**Exercise**
State only the number of lines that contain the string "this".

-------- Input rows

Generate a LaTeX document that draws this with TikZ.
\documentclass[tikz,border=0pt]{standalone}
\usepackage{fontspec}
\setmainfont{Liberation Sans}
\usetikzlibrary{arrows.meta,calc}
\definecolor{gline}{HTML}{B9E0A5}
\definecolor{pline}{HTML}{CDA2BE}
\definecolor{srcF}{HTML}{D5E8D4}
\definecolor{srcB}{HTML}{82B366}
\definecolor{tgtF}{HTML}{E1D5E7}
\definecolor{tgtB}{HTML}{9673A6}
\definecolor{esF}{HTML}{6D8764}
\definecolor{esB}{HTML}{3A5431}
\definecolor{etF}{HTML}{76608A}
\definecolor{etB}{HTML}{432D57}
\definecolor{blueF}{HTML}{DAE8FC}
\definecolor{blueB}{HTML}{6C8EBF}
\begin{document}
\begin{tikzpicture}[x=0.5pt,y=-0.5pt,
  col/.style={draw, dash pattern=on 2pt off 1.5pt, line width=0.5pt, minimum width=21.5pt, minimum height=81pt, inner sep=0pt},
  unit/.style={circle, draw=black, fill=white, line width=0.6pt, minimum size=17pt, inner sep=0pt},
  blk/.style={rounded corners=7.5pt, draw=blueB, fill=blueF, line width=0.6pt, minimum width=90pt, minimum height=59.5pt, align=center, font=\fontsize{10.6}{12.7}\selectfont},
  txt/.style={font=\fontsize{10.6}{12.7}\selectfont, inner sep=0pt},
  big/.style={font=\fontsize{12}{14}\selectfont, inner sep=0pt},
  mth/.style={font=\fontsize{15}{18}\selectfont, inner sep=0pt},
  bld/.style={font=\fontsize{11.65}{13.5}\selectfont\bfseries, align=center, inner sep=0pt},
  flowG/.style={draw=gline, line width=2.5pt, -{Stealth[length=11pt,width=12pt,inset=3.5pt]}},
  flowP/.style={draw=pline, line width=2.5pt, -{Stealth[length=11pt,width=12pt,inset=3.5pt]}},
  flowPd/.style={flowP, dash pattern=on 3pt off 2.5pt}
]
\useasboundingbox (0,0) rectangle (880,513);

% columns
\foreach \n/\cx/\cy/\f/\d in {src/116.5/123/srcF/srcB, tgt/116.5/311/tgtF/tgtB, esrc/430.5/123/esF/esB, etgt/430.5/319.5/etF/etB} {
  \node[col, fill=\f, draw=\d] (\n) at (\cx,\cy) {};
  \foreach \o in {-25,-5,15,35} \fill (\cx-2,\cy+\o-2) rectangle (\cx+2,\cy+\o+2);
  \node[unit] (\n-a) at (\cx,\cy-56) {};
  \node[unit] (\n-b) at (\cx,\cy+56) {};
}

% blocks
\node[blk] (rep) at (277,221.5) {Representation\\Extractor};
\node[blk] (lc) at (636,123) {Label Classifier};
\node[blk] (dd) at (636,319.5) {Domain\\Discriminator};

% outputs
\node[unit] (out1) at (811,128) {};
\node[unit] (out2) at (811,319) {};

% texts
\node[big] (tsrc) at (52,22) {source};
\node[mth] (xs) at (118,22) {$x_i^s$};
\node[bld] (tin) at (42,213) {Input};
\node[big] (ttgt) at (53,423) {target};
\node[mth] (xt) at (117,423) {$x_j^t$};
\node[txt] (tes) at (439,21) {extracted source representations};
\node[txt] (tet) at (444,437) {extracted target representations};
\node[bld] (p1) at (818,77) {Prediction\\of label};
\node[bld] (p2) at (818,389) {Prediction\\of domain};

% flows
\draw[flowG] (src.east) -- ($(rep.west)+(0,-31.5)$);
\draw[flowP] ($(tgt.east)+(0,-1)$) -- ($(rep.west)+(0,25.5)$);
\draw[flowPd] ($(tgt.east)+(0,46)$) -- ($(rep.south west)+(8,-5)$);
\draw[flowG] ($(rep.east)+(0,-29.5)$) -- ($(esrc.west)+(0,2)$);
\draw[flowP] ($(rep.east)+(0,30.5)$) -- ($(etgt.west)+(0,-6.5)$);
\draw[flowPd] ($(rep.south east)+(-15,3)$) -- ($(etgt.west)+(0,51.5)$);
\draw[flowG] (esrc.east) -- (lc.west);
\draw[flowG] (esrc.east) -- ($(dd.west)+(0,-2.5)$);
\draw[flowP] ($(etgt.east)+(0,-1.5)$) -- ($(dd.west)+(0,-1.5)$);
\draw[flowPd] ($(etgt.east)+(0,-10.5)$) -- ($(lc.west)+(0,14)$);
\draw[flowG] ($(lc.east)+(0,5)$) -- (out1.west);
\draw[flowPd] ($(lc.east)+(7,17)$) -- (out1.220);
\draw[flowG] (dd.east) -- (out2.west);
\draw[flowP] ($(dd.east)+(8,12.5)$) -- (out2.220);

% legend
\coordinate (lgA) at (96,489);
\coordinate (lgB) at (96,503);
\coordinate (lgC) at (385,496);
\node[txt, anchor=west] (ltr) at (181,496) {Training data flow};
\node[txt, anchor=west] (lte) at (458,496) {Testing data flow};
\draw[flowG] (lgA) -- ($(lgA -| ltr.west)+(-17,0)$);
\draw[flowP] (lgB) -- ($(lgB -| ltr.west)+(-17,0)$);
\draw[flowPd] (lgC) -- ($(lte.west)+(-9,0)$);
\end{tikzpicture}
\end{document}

----------------
-------- Input rows

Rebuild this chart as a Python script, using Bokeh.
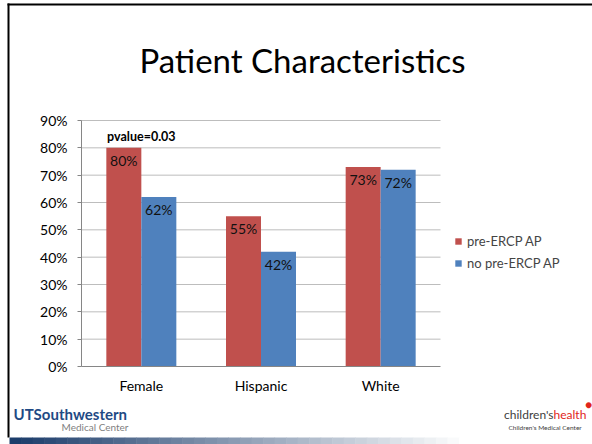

----------------

**Task output**
2